We also spell out venue and jurisdiction in the event of default. We typically choose the least expensive approach for our client, which will be to litigate (not arbitrate) where the debtor is located. At this point, it is to our client’s advantage to have the case public, as all we are doing is enforcing the settlement agreement, and it is now the debtor who would prefer it to be private. By getting the judgment where the debtor is located, the attorney can commence judgment collection efforts immediately. If we sue in a different state, we then have to hire a new attorney in the state where the debtor is located and domesticate the judgment there, a process that can take 6 or more months and significantly increases the out-of-pocket costs for our client.
Creditors submit claims with defaulted settlement agreements or payment plans to us all the time. These rarely have the provisions above that we typically include and sometimes don’t even allow us to try to collect the original amount owed but just the discounted amount the client agreed to previously.
The negotiations to arrive at a settlement agreement or payment plan is a delicate process. We are very careful to avoid making an offer that we will regret later. Once a lower number has been proposed, it is extremely difficult to go up from that amount. Often we’ll say, “if I could get our client to agree to $X, can you make that happen?” rather than saying, “our client has approved $X.”
We employ lots of little tactics like this to get the best deal we can for our clients – tactics that most people would never think of because they aren’t negotiating all day, every day. We have the same goal as our clients: to get the most money as fast as possible, as that is how we also make the most money.
Remittance to Clients
Collections agencies use a wide variety of methods to pay clients. Some make payments every business day. Others do it weekly, bi-monthly, or monthly. Payments from debtors are to be placed in a trust account separate from the agency’s operating bank account. Checks from debtors need to clear, and the collection agency needs to prepare a statement showing the amount collected, the agency’s fee, and the net amount being remitted to the client.

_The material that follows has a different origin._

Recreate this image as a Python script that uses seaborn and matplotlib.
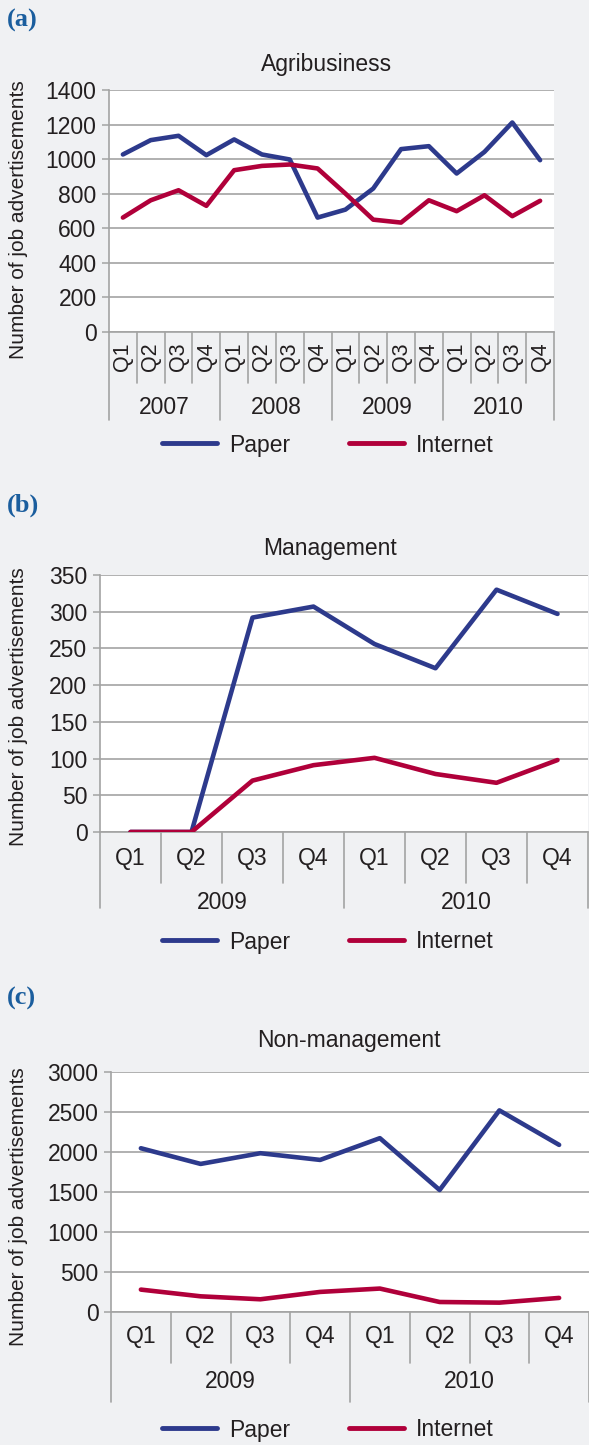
import pandas as pd
import seaborn as sns
import matplotlib.pyplot as plt
import numpy as np

# Data
quarters = ['Q1', 'Q2', 'Q3', 'Q4']
years_a = ['2007', '2008', '2009', '2010']
years_bc = ['2009', '2010']

agri_paper = [1027, 1110, 1135, 1023, 1114, 1027, 998, 662,
              708, 830, 1058, 1075, 917, 1042, 1212, 994]
agri_internet = [662, 762, 820, 730, 936, 961, 969, 946,
                 801, 650, 633, 762, 699, 791, 670, 759]

mgmt_paper = [0, 0, 292, 307, 256, 223, 330, 297]
mgmt_internet = [0, 0, 70, 91, 101, 79, 67, 98]

nonmgmt_paper = [2047, 1851, 1985, 1901, 2173, 1525, 2520, 2089]
nonmgmt_internet = [280, 196, 159, 251, 293, 125, 117, 176]

BG = '#f0f1f3'
GRID = '#a3a3a3'
PAPER = '#2d3a8c'
INTERNET = '#b0003a'
LABEL_BLUE = '#1b5e9e'
TEXT = '#231f20'

sns.set_style("white")
plt.rcParams['font.family'] = ['Liberation Sans', 'DejaVu Sans']

W, H = 589, 1445
fig = plt.figure(figsize=(W / 100, H / 100), dpi=100, facecolor=BG)


def px_axes(left, right, top, bottom):
    return fig.add_axes([left / W, 1 - bottom / H, (right - left) / W, (bottom - top) / H])


def make_df(years, paper, internet):
    periods = [y + ' ' + q for y in years for q in quarters]
    df = pd.DataFrame({'period': periods * 2,
                       'medium': ['Paper'] * len(periods) + ['Internet'] * len(periods),
                       'count': paper + internet})
    return df


def draw_panel(box, years, paper, internet, ymax, ystep, title, title_xy,
               panel_label, label_y, ylabel_y, q_y, q_rot, inner_end, outer_end,
               year_y, q_size):
    left, right, top, bottom = box
    ax = px_axes(left, right, top, bottom)
    ax.set_facecolor('white')
    df = make_df(years, paper, internet)
    sns.lineplot(data=df, x='period', y='count', hue='medium', sort=False,
                 palette={'Paper': PAPER, 'Internet': INTERNET},
                 hue_order=['Paper', 'Internet'],
                 linewidth=3.3, legend=False, ax=ax, zorder=3)
    for line in ax.lines:
        line.set_solid_capstyle('round')
        line.set_solid_joinstyle('round')
    n = len(years) * 4
    ax.set_xlim(-0.5, n - 0.5)
    ax.set_ylim(0, ymax)
    ax.set_yticks(np.arange(0, ymax + 1, ystep))
    ax.tick_params(axis='y', labelsize=16.5, labelcolor=TEXT, length=5, width=1.1,
                   color=GRID, pad=4, left=True)
    ax.set_xticks([])
    ax.set_xlabel('')
    ax.set_ylabel('')
    ax.grid(axis='y', color=GRID, linewidth=1.2)
    ax.set_axisbelow(True)
    for s in ['top', 'right']:
        ax.spines[s].set_visible(False)
    for s in ['left', 'bottom']:
        ax.spines[s].set_color(GRID)
        ax.spines[s].set_linewidth(1.2)

    h = bottom - top
    tr = ax.get_xaxis_transform()

    def yax(ypx):
        return (bottom - ypx) / h

    # quarter labels and separators
    for i in range(n):
        ax.text(i, yax(q_y), quarters[i % 4], transform=tr, ha='center', va='center',
                rotation=q_rot, fontsize=q_size, color=TEXT)
    for i in range(n + 1):
        end = outer_end if i % 4 == 0 else inner_end
        ax.plot([i - 0.5, i - 0.5], [0, yax(end)], transform=tr, color=GRID,
                linewidth=1.2, clip_on=False)
    for k, y in enumerate(years):
        ax.text(k * 4 + 1.5, yax(year_y), y, transform=tr, ha='center', va='center',
                fontsize=16.5, color=TEXT)

    fig.text(title_xy[0] / W, 1 - title_xy[1] / H, title, ha='center', va='center',
             fontsize=16.5, color=TEXT)
    fig.text(7 / W, 1 - label_y / H, panel_label, ha='left', va='center',
             fontsize=19, fontweight='bold', color=LABEL_BLUE,
             family=['Liberation Serif', 'DejaVu Serif'])
    fig.text(19 / W, 1 - ylabel_y / H, 'Number of job advertisements', rotation=90,
             ha='center', va='center', fontsize=15, color=TEXT)
    return ax


def add_legend(ypx):
    handles = [plt.Line2D([], [], color=PAPER, lw=3.5, solid_capstyle='round'),
               plt.Line2D([], [], color=INTERNET, lw=3.5, solid_capstyle='round')]
    fig.legend(handles, ['Paper', 'Internet'], loc='center', ncol=2,
               bbox_to_anchor=(328 / W, 1 - ypx / H), frameon=False,
               fontsize=16.5, handlelength=2.4, handletextpad=0.5, columnspacing=2.6,
               labelcolor=TEXT)


# (a) Agribusiness
draw_panel((109, 554, 90, 332), years_a, agri_paper, agri_internet, 1400, 200,
           'Agribusiness', (327, 65), '(a)', 20, 220, 357, 90, 383, 420, 407, 15.5)
add_legend(445)

# (b) Management
draw_panel((100, 588, 575, 832), years_bc, mgmt_paper, mgmt_internet, 350, 50,
           'Management', (330, 548), '(b)', 505, 707, 858, 0, 883, 908, 902, 16.5)
add_legend(942)

# (c) Non-management
draw_panel((111, 589, 1072, 1312), years_bc, nonmgmt_paper, nonmgmt_internet, 3000, 500,
           'Non-management', (349, 1040), '(c)', 998, 1207, 1337, 0, 1363, 1402, 1382, 16.5)
add_legend(1430)

fig.savefig('out.png', dpi=100, facecolor=BG)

If the debtor pays the creditor directly, the agency will invoice the creditor or deduct the fee from that payment from other money collected by the agency. The collection agency should get paid its fee from the trust bank account at the same time (not before) they remit to the creditor. Some agencies remit by check, and others use electronic (ACH or wire) delivery.
Debt Collection Litigation
Any reputable collection agency will allow the client to decide if they want to litigate a claim. However, creditors should avoid using agencies that insist on litigation if there is not a successful debt collection effort.
Unless a contract specifies otherwise, the lawsuit has to be filed where the debtor is located. Lawyers for debt collection will file cases within their specific geographic area. In large states, a collection agency may need a debt collection attorney in multiple cities. For collection agencies like The Kaplan Group, which provides services in all 50 states, a network of lawyers for debt collection is utilized.
Most debt collection attorneys will take cases on a contingency basis, getting paid when they actually collect. Many will require a small non-contingent fee that ranges from $250 to $1,000, which can be larger on bigger claims. The creditor must pay in advance for all out-of-pocket costs such as filing fees, process servers, and subsequent judgment collection efforts like bank levies and debtor’s exam. The cost to initiate a lawsuit generally ranges from $250 to $900, but this can vary by state. Click your state on the map above for more specific information.
The cost to sue is relatively small, so it is usually an easy decision for a creditor to spend $250 to $1,200 to file a lawsuit if the debtor company is still open and is not insolvent. However, the contingency rate is much higher, typically about ⅓ and sometimes as high as 40%, compared to the 10% to 25% a collection agency charges. Plus, the court process can take multiple years just to get a judgment, and then the judgment collection process starts. Given these extra costs and delays, agreeing to a settlement with a discount and/or a payment plan is often the smarter business decision than going to court. But if litigation is the last option and the return on investment looks promising, it makes sense to sue.
Having solid documentation is required for litigation. If our clients don’t have a contract and can’t prove that the debtor used the service at an agreed-upon price, then there is a good chance we won’t win in court. That’s when the debt collection attorney will want a higher non-contingent fee. We are able to convince many debtors to pay because we can show them we have all the documentation to win in court and that in the long-run it will cost them a lot more if we go down that path instead of reaching an amicable resolution now.
With the proper documentation, winning the lawsuit and getting a judgment is not typically that difficult. But that doesn’t mean the money is collected. Judgment collection is a completely separate process, and if the debtor is broke or wants to make collection difficult, it can take years, and there is no guarantee that the money will be collected. This is another reason creditors need to consider any reasonable pre-litigation settlement offer.
While most lawyers for debt collection work on a contingency basis to collect the money, if the debtor files a cross-complaint (countersuit) against the creditor, the attorney charges hourly for the defense of the lawsuit against the creditor. There is no way for the attorney to make money on a contingency basis defending the lawsuit, so they charge hourly.
Sometimes it will only cost a few thousand dollars if the cross-complaint isn’t complicated. But if the debtor can make a messy claim (such as custom software didn’t work or services/products were significantly late), the attorney may request a retainer of $10,000 to start, which could get very expensive.
At The Kaplan Group, we solve 97% of our successful cases without going to court. If that doesn’t work, we give our clients a quote for litigation and our recommendation whether to sue or not. We do an ROI analysis to determine our recommendation. All our debt collectors are college graduates, and many have post-graduate degrees such as MBAs or JDs. To us, filing a lawsuit is just another investment opportunity for our client, just like spending money on an advertisement or marketing campaign with the goal of generating a profit. Our clients are not obligated to sue or to use our attorney network for litigation. They always have the option to hire their own attorney or close the claim and take other action.